Charts and diagrams as code:
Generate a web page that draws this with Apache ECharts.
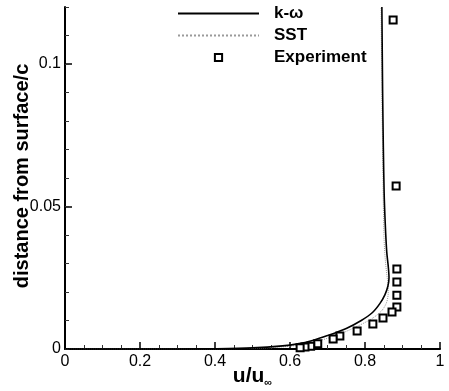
<!DOCTYPE html>
<html>
<head>
<meta charset="utf-8">
<script src="https://cdn.jsdelivr.net/npm/echarts@6/dist/echarts.min.js"></script>
<style>html,body{margin:0;padding:0;background:#fff;}#c{width:449px;height:391px;}</style>
</head>
<body>
<div id="c"></div>
<script>
// ---- data ----
var seriesNames = ['k-ω', 'SST', 'Experiment'];
var kwU = [0, 0.3, 0.4, 0.5, 0.58, 0.62, 0.66, 0.70, 0.75, 0.79, 0.82, 0.84, 0.853, 0.861, 0.864, 0.862, 0.858, 0.854, 0.851, 0.849, 0.847, 0.845];
var kwY = [0, 0, 0.0001, 0.0004, 0.0011, 0.0018, 0.0030, 0.0047, 0.0072, 0.0100, 0.0128, 0.0160, 0.0190, 0.022, 0.025, 0.029, 0.034, 0.044, 0.055, 0.070, 0.090, 0.120];
var sstU = [0, 0.35, 0.45, 0.55, 0.62, 0.68, 0.73, 0.78, 0.82, 0.845, 0.858, 0.862, 0.860, 0.855, 0.851, 0.849, 0.847, 0.845, 0.843];
var sstY = [0, 0, 0.0001, 0.0005, 0.0013, 0.0030, 0.0051, 0.0080, 0.0108, 0.0135, 0.0165, 0.0200, 0.024, 0.030, 0.038, 0.050, 0.070, 0.090, 0.120];
var expU = [0.875, 0.883, 0.885, 0.885, 0.885, 0.885, 0.872, 0.848, 0.821, 0.779, 0.733, 0.715, 0.674, 0.655, 0.640, 0.627];
var expY = [0.1154, 0.0572, 0.0281, 0.0235, 0.0189, 0.0147, 0.0130, 0.0109, 0.0088, 0.0063, 0.0046, 0.0035, 0.0018, 0.0010, 0.0007, 0.0004];
var xTicks = [0, 0.2, 0.4, 0.6, 0.8, 1];
var yTicks = [0, 0.05, 0.1];

function pairs(u, y) { var o = []; for (var i = 0; i < u.length; i++) o.push([u[i], y[i]]); return o; }

var FONT = 'Liberation Sans, Arial, Helvetica, sans-serif';
var chart = echarts.init(document.getElementById('c'), null, {renderer: 'canvas'});
chart.setOption({
  animation: false,
  backgroundColor: '#fff',
  grid: {left: 65, right: 9, top: 7, bottom: 42, containLabel: false, outerBoundsMode: 'none'},
  legend: {
    orient: 'vertical', left: 177, top: 5, padding: 0,
    itemWidth: 81, itemHeight: 9, itemGap: 5,
    textStyle: {fontFamily: FONT, fontSize: 17, fontWeight: 'bold', color: '#000', lineHeight: 14, padding: [0, 0, 0, 10]},
    data: [
      {name: seriesNames[0], itemStyle: {opacity: 0}},
      {name: seriesNames[1], itemStyle: {opacity: 0}},
      {name: seriesNames[2]}
    ]
  },
  xAxis: {
    type: 'value', min: 0, max: 1, interval: 0.2,
    name: '{a|u/u}{b|∞}', nameLocation: 'middle', nameGap: 15, nameMoveOverlap: false,
    nameTextStyle: {rich: {
      a: {fontFamily: FONT, fontSize: 21, fontWeight: 'bold', color: '#000', verticalAlign: 'middle', lineHeight: 24},
      b: {fontFamily: FONT, fontSize: 11, fontWeight: 'bold', color: '#000', verticalAlign: 'bottom', lineHeight: 24}
    }},
    axisLine: {show: true, onZero: false, lineStyle: {color: '#000', width: 2}},
    axisTick: {show: true, inside: true, length: 7, lineStyle: {color: '#000', width: 1.5}, customValues: xTicks},
    minorTick: {show: true, splitNumber: 4, length: 4, lineStyle: {color: '#333', width: 1}},
    axisLabel: {fontFamily: FONT, fontSize: 16, color: '#000', margin: 5, customValues: xTicks,
      formatter: function (v) { return String(+v.toFixed(2)); }},
    splitLine: {show: false}
  },
  yAxis: [{
    type: 'value', min: 0, max: 0.12, interval: 0.01,
    name: 'distance from surface/c', nameLocation: 'middle', nameRotate: 90, nameGap: 33, nameMoveOverlap: false,
    nameTextStyle: {fontFamily: FONT, fontSize: 20, fontWeight: 'bold', color: '#000', padding: [0, 0, 0, 4]},
    axisLine: {show: true, onZero: false, lineStyle: {color: '#000', width: 2}},
    axisTick: {show: true, inside: true, length: 7, lineStyle: {color: '#000', width: 1.5}, customValues: yTicks},
    axisLabel: {fontFamily: FONT, fontSize: 16, color: '#000', margin: 4, customValues: yTicks,
      formatter: function (v) { return String(+v.toFixed(3)); }},
    splitLine: {show: false}
  }, {
    type: 'value', min: 0, max: 0.12, interval: 0.01, position: 'left',
    axisLine: {show: false},
    axisTick: {show: true, inside: true, length: 4, lineStyle: {color: '#333', width: 1}},
    axisLabel: {show: false},
    splitLine: {show: false}
  }],
  series: [{
    name: seriesNames[0], type: 'line', data: pairs(kwU, kwY), symbol: 'none', smooth: 0.3,
    lineStyle: {color: '#000', width: 1.6}, itemStyle: {color: '#000'}, z: 3
  }, {
    name: seriesNames[1], type: 'line', data: pairs(sstU, sstY), symbol: 'none', smooth: 0.3,
    lineStyle: {color: '#9a9a9a', width: 1, type: 'dotted'}, itemStyle: {color: '#9a9a9a'}, z: 2
  }, {
    name: seriesNames[2], type: 'line', data: pairs(expU, expY), symbol: 'emptyRect', symbolSize: 7,
    showSymbol: true, lineStyle: {width: 0, opacity: 0}, itemStyle: {color: '#000'}, z: 4
  }]
});
</script>
</body>
</html>
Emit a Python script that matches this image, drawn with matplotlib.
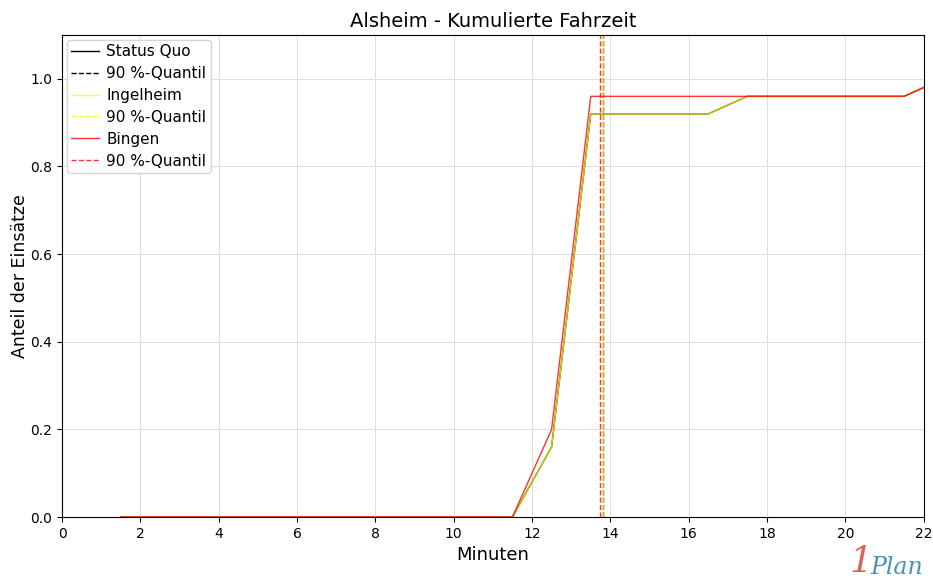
import matplotlib
matplotlib.use("Agg")
import matplotlib.pyplot as plt

minuten = [1.5, 2.5, 3.5, 4.5, 5.5, 6.5, 7.5, 8.5, 9.5, 10.5, 11.5, 12.5, 13.5,
           14.5, 15.5, 16.5, 17.5, 18.5, 19.5, 20.5, 21.5, 22.5]
status_quo = [0, 0, 0, 0, 0, 0, 0, 0, 0, 0, 0, 0.16, 0.92,
              0.92, 0.92, 0.92, 0.96, 0.96, 0.96, 0.96, 0.96, 1.0]
ingelheim = [0, 0, 0, 0, 0, 0, 0, 0, 0, 0, 0, 0.16, 0.92,
             0.92, 0.92, 0.92, 0.96, 0.96, 0.96, 0.96, 0.96, 1.0]
bingen = [0, 0, 0, 0, 0, 0, 0, 0, 0, 0, 0, 0.20, 0.96,
          0.96, 0.96, 0.96, 0.96, 0.96, 0.96, 0.96, 0.96, 1.0]

q90_status_quo = 13.81
q90_ingelheim = 13.81
q90_bingen = 13.74

fig = plt.figure(figsize=(9.33, 5.79), dpi=100)
ax = fig.add_axes([0.0665, 0.107, 0.9235, 0.8326])

ax.plot(minuten, status_quo, color="black", linewidth=1, label="Status Quo")
ax.axvline(q90_status_quo, color="black", linestyle="--", linewidth=1, label="90 %-Quantil")
ax.plot(minuten, ingelheim, color="yellow", linewidth=1, alpha=0.8, label="Ingelheim")
ax.axvline(q90_ingelheim, color="yellow", linestyle="--", linewidth=1, alpha=0.8, label="90 %-Quantil")
ax.plot(minuten, bingen, color="red", linewidth=1, alpha=0.8, label="Bingen")
ax.axvline(q90_bingen, color="red", linestyle="--", linewidth=1, alpha=0.8, label="90 %-Quantil")

ax.set_xlim(0, 22)
ax.set_ylim(0, 1.1)
ax.set_xticks(range(0, 23, 2))
ax.set_yticks([0.0, 0.2, 0.4, 0.6, 0.8, 1.0])
ax.grid(True, color="#dddddd", linewidth=0.7)
ax.set_axisbelow(True)
ax.tick_params(labelsize=10)

ax.set_title("Alsheim - Kumulierte Fahrzeit", fontsize=14)
ax.set_xlabel("Minuten", fontsize=13)
ax.set_ylabel("Anteil der Einsätze", fontsize=12.5, labelpad=1)
ax.legend(loc="upper left", fontsize=11, handlelength=1.8, borderpad=0.3,
          labelspacing=0.45, handletextpad=0.5, borderaxespad=0.3)

# Logo
fig.text(0.911, 0.0, "1", color="#d9645a", fontsize=26, style="italic",
         ha="left", va="bottom", family="DejaVu Serif")
fig.text(0.933, 0.0, "Plan", color="#4a8fb8", fontsize=17, style="italic",
         ha="left", va="bottom", family="DejaVu Serif")

fig.savefig("out.png", dpi=100)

Written task: Look above for the line with "Emit a Python" and the line with "labelspacing=0.45, handletextpad=0.5, borderaxespad=0.3)", then copy exactly the lines from the first through the second, both kept, with no pictures.

Solution for this exercise:
Emit a Python script that matches this image, drawn with matplotlib.
import matplotlib
matplotlib.use("Agg")
import matplotlib.pyplot as plt

minuten = [1.5, 2.5, 3.5, 4.5, 5.5, 6.5, 7.5, 8.5, 9.5, 10.5, 11.5, 12.5, 13.5,
           14.5, 15.5, 16.5, 17.5, 18.5, 19.5, 20.5, 21.5, 22.5]
status_quo = [0, 0, 0, 0, 0, 0, 0, 0, 0, 0, 0, 0.16, 0.92,
              0.92, 0.92, 0.92, 0.96, 0.96, 0.96, 0.96, 0.96, 1.0]
ingelheim = [0, 0, 0, 0, 0, 0, 0, 0, 0, 0, 0, 0.16, 0.92,
             0.92, 0.92, 0.92, 0.96, 0.96, 0.96, 0.96, 0.96, 1.0]
bingen = [0, 0, 0, 0, 0, 0, 0, 0, 0, 0, 0, 0.20, 0.96,
          0.96, 0.96, 0.96, 0.96, 0.96, 0.96, 0.96, 0.96, 1.0]

q90_status_quo = 13.81
q90_ingelheim = 13.81
q90_bingen = 13.74

fig = plt.figure(figsize=(9.33, 5.79), dpi=100)
ax = fig.add_axes([0.0665, 0.107, 0.9235, 0.8326])

ax.plot(minuten, status_quo, color="black", linewidth=1, label="Status Quo")
ax.axvline(q90_status_quo, color="black", linestyle="--", linewidth=1, label="90 %-Quantil")
ax.plot(minuten, ingelheim, color="yellow", linewidth=1, alpha=0.8, label="Ingelheim")
ax.axvline(q90_ingelheim, color="yellow", linestyle="--", linewidth=1, alpha=0.8, label="90 %-Quantil")
ax.plot(minuten, bingen, color="red", linewidth=1, alpha=0.8, label="Bingen")
ax.axvline(q90_bingen, color="red", linestyle="--", linewidth=1, alpha=0.8, label="90 %-Quantil")

ax.set_xlim(0, 22)
ax.set_ylim(0, 1.1)
ax.set_xticks(range(0, 23, 2))
ax.set_yticks([0.0, 0.2, 0.4, 0.6, 0.8, 1.0])
ax.grid(True, color="#dddddd", linewidth=0.7)
ax.set_axisbelow(True)
ax.tick_params(labelsize=10)

ax.set_title("Alsheim - Kumulierte Fahrzeit", fontsize=14)
ax.set_xlabel("Minuten", fontsize=13)
ax.set_ylabel("Anteil der Einsätze", fontsize=12.5, labelpad=1)
ax.legend(loc="upper left", fontsize=11, handlelength=1.8, borderpad=0.3,
          labelspacing=0.45, handletextpad=0.5, borderaxespad=0.3)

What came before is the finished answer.